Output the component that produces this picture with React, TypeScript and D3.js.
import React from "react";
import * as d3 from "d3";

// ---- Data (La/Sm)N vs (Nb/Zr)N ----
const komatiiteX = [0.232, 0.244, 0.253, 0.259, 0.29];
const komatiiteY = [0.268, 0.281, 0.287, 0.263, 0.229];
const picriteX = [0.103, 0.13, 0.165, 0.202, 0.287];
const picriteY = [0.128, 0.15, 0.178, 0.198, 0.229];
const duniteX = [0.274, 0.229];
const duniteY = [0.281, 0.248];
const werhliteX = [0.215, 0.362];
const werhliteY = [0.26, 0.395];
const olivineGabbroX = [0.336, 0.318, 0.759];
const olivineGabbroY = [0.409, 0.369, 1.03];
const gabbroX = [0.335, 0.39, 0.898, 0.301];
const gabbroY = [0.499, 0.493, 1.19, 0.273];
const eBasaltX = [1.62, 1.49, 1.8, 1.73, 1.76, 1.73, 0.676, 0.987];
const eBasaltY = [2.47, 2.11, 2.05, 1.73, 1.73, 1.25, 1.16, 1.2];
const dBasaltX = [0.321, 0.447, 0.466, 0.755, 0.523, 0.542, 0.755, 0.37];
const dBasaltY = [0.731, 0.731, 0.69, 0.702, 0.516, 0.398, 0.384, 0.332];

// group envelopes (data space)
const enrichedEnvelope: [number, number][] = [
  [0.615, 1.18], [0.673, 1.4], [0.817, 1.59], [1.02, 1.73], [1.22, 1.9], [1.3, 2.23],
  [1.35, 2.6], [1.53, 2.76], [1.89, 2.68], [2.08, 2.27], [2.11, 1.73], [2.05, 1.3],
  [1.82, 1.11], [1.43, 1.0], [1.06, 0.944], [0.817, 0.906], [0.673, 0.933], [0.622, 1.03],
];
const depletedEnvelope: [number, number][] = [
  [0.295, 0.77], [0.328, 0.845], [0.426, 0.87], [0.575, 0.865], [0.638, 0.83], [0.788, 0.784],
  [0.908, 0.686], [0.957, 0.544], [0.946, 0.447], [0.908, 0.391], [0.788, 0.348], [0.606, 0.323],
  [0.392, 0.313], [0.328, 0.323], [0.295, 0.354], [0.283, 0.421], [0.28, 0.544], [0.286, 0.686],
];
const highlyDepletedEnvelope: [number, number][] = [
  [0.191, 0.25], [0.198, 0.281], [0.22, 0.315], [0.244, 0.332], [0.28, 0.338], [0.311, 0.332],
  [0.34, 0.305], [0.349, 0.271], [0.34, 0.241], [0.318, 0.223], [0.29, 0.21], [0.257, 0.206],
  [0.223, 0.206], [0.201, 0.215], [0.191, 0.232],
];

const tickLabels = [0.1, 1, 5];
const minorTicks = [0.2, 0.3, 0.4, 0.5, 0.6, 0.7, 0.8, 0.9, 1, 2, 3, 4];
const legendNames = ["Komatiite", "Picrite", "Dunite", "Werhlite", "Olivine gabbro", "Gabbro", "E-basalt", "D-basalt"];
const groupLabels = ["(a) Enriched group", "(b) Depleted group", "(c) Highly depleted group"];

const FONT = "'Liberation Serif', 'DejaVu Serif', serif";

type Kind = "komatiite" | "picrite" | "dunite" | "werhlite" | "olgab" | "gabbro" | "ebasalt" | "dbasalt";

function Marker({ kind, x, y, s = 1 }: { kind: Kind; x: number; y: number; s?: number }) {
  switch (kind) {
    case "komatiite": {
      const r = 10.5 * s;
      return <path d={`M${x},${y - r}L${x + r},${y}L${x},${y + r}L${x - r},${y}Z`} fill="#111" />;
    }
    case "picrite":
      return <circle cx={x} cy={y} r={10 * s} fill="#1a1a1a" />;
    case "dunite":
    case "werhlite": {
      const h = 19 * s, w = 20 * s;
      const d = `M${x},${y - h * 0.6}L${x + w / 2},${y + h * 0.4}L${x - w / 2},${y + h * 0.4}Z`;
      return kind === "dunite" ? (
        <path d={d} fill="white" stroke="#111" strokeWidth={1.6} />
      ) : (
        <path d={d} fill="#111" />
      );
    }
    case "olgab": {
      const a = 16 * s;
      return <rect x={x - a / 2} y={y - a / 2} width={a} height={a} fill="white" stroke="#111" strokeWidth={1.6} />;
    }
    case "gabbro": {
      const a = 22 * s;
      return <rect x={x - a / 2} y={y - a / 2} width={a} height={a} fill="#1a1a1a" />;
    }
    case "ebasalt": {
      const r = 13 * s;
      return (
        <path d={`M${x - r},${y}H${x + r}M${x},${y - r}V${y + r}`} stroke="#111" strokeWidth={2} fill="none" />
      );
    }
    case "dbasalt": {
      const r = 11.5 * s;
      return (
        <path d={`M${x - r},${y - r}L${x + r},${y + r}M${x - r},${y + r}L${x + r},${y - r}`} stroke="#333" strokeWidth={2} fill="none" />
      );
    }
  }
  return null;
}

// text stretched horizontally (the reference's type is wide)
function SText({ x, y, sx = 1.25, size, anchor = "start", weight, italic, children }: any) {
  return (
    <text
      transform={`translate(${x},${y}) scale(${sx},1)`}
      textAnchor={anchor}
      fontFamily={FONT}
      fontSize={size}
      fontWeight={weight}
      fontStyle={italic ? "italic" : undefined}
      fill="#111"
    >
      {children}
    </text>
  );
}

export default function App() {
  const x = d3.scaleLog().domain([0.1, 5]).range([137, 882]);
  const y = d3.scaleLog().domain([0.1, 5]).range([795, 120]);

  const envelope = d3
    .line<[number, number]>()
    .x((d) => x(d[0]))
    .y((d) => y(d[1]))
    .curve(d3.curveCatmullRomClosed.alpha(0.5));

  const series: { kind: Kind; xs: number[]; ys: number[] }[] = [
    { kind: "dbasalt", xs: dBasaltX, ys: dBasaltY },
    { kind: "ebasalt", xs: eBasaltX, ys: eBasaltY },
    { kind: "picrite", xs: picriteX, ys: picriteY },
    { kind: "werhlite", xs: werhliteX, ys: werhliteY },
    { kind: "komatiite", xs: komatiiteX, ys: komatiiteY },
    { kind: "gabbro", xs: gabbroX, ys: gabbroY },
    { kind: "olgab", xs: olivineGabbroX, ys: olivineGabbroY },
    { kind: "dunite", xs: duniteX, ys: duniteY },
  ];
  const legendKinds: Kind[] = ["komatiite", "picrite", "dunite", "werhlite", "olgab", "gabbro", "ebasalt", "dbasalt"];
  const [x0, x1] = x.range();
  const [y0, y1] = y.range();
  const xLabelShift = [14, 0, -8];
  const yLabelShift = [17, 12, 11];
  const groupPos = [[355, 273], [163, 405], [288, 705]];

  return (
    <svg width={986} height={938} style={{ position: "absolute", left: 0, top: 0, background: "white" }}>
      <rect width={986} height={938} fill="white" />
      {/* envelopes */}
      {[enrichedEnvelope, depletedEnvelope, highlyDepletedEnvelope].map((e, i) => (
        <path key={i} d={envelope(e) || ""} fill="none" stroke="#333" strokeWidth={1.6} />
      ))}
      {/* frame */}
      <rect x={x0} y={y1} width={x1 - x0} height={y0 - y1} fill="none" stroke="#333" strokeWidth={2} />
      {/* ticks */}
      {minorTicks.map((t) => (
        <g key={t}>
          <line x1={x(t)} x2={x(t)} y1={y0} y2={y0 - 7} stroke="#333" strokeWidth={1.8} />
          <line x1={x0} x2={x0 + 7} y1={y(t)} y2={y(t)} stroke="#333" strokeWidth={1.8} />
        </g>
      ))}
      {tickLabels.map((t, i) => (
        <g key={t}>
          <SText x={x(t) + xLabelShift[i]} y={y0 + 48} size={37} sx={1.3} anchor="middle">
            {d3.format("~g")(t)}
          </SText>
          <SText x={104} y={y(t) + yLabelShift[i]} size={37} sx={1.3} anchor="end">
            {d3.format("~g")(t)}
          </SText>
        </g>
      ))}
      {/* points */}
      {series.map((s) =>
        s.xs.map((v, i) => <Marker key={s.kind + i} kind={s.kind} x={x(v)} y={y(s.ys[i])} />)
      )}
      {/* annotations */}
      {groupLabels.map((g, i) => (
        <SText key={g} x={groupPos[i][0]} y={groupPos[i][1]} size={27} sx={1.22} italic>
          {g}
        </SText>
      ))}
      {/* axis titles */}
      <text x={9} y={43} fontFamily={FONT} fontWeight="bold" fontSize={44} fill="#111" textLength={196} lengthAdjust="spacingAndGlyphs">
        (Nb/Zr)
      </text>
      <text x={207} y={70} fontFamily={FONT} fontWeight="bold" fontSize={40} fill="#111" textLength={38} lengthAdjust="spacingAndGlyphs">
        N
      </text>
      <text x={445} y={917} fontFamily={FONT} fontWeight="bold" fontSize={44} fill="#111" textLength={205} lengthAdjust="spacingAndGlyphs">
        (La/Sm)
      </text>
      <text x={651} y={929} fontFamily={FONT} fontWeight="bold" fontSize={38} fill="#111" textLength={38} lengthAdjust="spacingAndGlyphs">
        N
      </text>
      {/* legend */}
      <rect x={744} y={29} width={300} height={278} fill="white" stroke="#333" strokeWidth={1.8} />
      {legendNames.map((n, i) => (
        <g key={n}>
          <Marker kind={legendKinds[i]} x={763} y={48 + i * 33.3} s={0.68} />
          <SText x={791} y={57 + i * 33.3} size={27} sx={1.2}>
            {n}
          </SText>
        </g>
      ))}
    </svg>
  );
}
---
=== What the exercise asks ===
Everything from the first line above through the line that contains "import * as" should be duplicated exactly, please, and nothing beyond it.

=== Correct answer ===
Output the component that produces this picture with React, TypeScript and D3.js.
import React from "react";
import * as d3 from "d3";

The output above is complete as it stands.